Return from Summer Vacation

Thank you for reading. I’ve just returned from a two-week trip to New Brunswick, Canada, and in this post, I’ll share a few stories from the trip before turning to some updated thoughts on the major long-term themes shaping our investing experience over the next decade.

A Refreshing Change of Pace

Phoenix summers are brutally hot, so I always look forward to escaping to the cooler, greener Maritimes. This year, my wife Kaylee—now seven months pregnant with our second daughter—stayed home to focus on her health, while I traveled with my daughter Annie and my Mom.

We settled quickly into “cottage life” (pictures below): swimming, kayaking, walking, and indulging in East Coast favorites like fish and chips, fried clams, and lobster rolls. A highlight of the trip was a lakeside gathering to honor my Mom’s cousin, Stephen, who passed away earlier this year. Reconnecting with his family and reflecting on his positive influence was deeply meaningful.

Lessons from the Cottage

Spending time at the family cottage always sparks reflection. As I dried off in the sun after a swim, I found myself thinking about the choices my grandparents made decades ago to acquire the property, budget around its operation, and preserve it for future generations.

I also considered how much the replacement cost of the cottage has risen since it was built in the mid-1980s, despite advances in manufacturing efficiency, and how scarce waterfront property is. These observations naturally led me to broader themes around stewardship, rising costs, and the role of monetary policy in shaping markets. Then, with the help of a Moosehead Lager, I let those thoughts drift away.

OBBBA and the Long-Term Themes

While I was away, the One Big Beautiful Bill Act (OBBBA) became law. The legislation:

  • Permanently extends many 2017 TCJA items and revises others, especially timed sunset provisions

  • Deregulated key industries

  • Encourages re-shoring through generous business expensing rules and billions in defense industrial base investment

  • Expanded the government’s ability to sustain higher levels of deficit spending by lifting the debt ceiling to around $41 trillion

These policies align with several themes we’ve discussed with clients for years: The Fourth Turning, Currency Debasement, Financial Repression, and Fiscal Dominance.
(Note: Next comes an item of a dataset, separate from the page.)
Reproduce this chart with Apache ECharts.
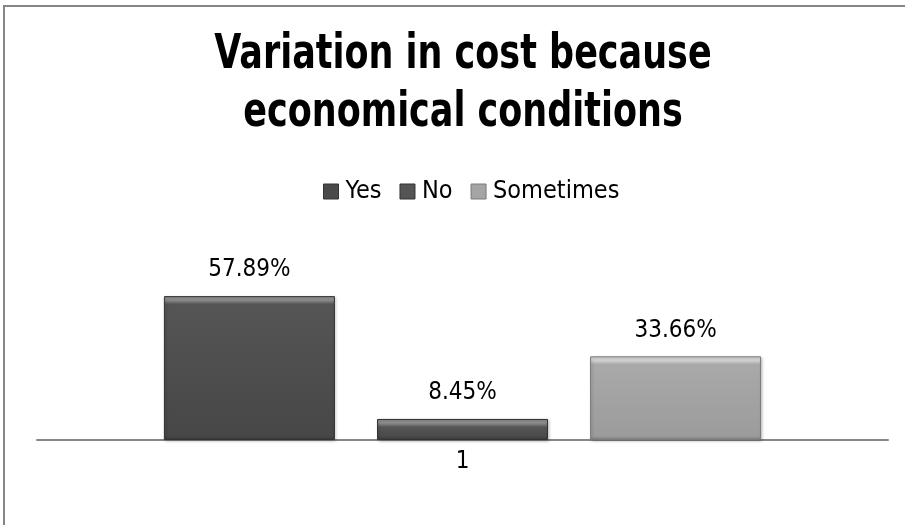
<!DOCTYPE html>
<html><head><meta charset="utf-8">
<script src="https://cdn.jsdelivr.net/npm/echarts@6/dist/echarts.min.js"></script>
<style>html,body{margin:0;padding:0;background:#fff}#c{width:905px;height:525px}</style>
</head><body><div id="c"></div>
<script>
const categories = ['1'];
const seriesNames = ['Yes', 'No', 'Sometimes'];
const yesValues = [57.89];
const noValues = [8.45];
const sometimesValues = [33.66];
const titleLines = ['Variation in cost because', 'economical conditions'];

const FONT = '"DejaVu Sans Condensed", "Liberation Sans Narrow", sans-serif';
const palettes = [
  {top: '#8e8e8e', mid: '#555555', bot: '#474747', edge: '#3a3a3a', border: '#333'},
  {top: '#8e8e8e', mid: '#565656', bot: '#4a4a4a', edge: '#3a3a3a', border: '#333'},
  {top: '#d4d4d4', mid: '#a9a9a9', bot: '#9c9c9c', edge: '#7e7e7e', border: '#7a7a7a'}
];
const legendColors = ['#4a4a4a', '#555555', '#a5a5a5'];
const dataSets = [yesValues, noValues, sometimesValues];

function grad(p, hPx) {
  const t = Math.min(0.45, 8 / hPx), b = Math.min(0.2, 4 / hPx);
  return new echarts.graphic.LinearGradient(0, 0, 0, 1, [
    {offset: 0, color: p.top}, {offset: t * 0.5, color: p.top}, {offset: t, color: p.mid},
    {offset: 1 - b, color: p.bot}, {offset: 1, color: p.edge}
  ]);
}

const chart = echarts.init(document.getElementById('c'), null, {renderer: 'canvas'});
const option = {
  animation: false,
  backgroundColor: '#fff',
  color: legendColors,
  graphic: [
    {type: 'rect', shape: {x: 4, y: 6, width: 920, height: 540}, style: {fill: 'none', stroke: '#868686', lineWidth: 2}, silent: true},
    {type: 'text', x: 463, y: 56, scaleX: 0.81, silent: true,
      style: {text: titleLines[0], align: 'center', verticalAlign: 'middle', fill: '#000',
        font: 'bold 48px ' + FONT}},
    {type: 'text', x: 463, y: 114, scaleX: 0.81, silent: true,
      style: {text: titleLines[1], align: 'center', verticalAlign: 'middle', fill: '#000',
        font: 'bold 48px ' + FONT}}
  ],
  legend: {
    data: seriesNames.map((n, i) => ({name: n, itemStyle: {color: legendColors[i], borderColor: palettes[i].border, borderWidth: 1}})),
    top: 174, left: 318, icon: 'rect', itemWidth: 15, itemHeight: 15, itemGap: 18,
    textStyle: {fontFamily: FONT, fontSize: 25, color: '#000', padding: [0, 0, 0, 2]}
  },
  grid: {left: 37, right: 17, top: 266, bottom: 85},
  xAxis: {
    type: 'category', data: categories,
    axisLine: {lineStyle: {color: '#868686', width: 2}}, axisTick: {show: false},
    axisLabel: {fontFamily: FONT, fontSize: 24, color: '#000', margin: 10}
  },
  yAxis: {type: 'value', min: 0, max: 70, show: false, splitLine: {show: false}},
  series: seriesNames.map((n, i) => ({
    name: n, type: 'bar', data: dataSets[i], barWidth: 171, barGap: '24.6%',
    itemStyle: {color: palettes[i].mid, borderColor: palettes[i].border, borderWidth: 1,
      shadowColor: 'rgba(0,0,0,0.25)', shadowBlur: 3, shadowOffsetX: 1, shadowOffsetY: 1},
    label: {show: true, position: 'top', distance: 14, formatter: p => p.value.toFixed(2) + '%',
      fontFamily: FONT, fontSize: 24, color: '#000'}
  }))
};
chart.setOption(option);
// bevel gradient sized in pixels using the axis scale
const base = chart.convertToPixel({yAxisIndex: 0}, 0);
chart.setOption({
  series: dataSets.map((d, i) => {
    const h = Math.abs(base - chart.convertToPixel({yAxisIndex: 0}, d[0]));
    return {itemStyle: {color: grad(palettes[i], h)}};
  })
});
</script></body></html>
  • The Fourth Turning (from Neil Howe’s work) helps us understand that societies move through long cycles. In the “winter” phase, social contracts fray, nationalism rises, and crisis-driven stress ultimately resets the system, laying the groundwork for a new era.

  • Financial Repression occurs when governments use command-and-control tactics to direct resources, often bypassing market forces.

  • Fiscal Dominance emerges when deficit spending becomes the central lever of economic policy. If there isn’t enough demand for government debt, central banks buy it directly, reshaping the economy.

  • Currency Debasement, devaluing money over time, is a byproduct of these interventions. It’s often used as a pressure relief valve to keep the system functioning.

These dynamics are not abstract. They influence how markets behave and, ultimately, how we should position portfolios to preserve purchasing power over time.

Indexing and Market Behavior

Another trend to watch: the growing influence of index and systematic investing (think 401(k) contributions and ETF flows). These steady inflows have changed how markets operate, often driving persistent bull markets with high valuations. When corrections occur, they tend to be sharp and volatile, frequently prompting policy interventions.

What This Means for Investors

None of these outcomes are set in stone; markets remain path-dependent and highly conditional. But understanding these structural forces helps us make better decisions.

Thank you for trusting us to actively guide you through these complex dynamics. Our goal remains clear: to help you maintain and grow your purchasing power, no matter how the landscape shifts.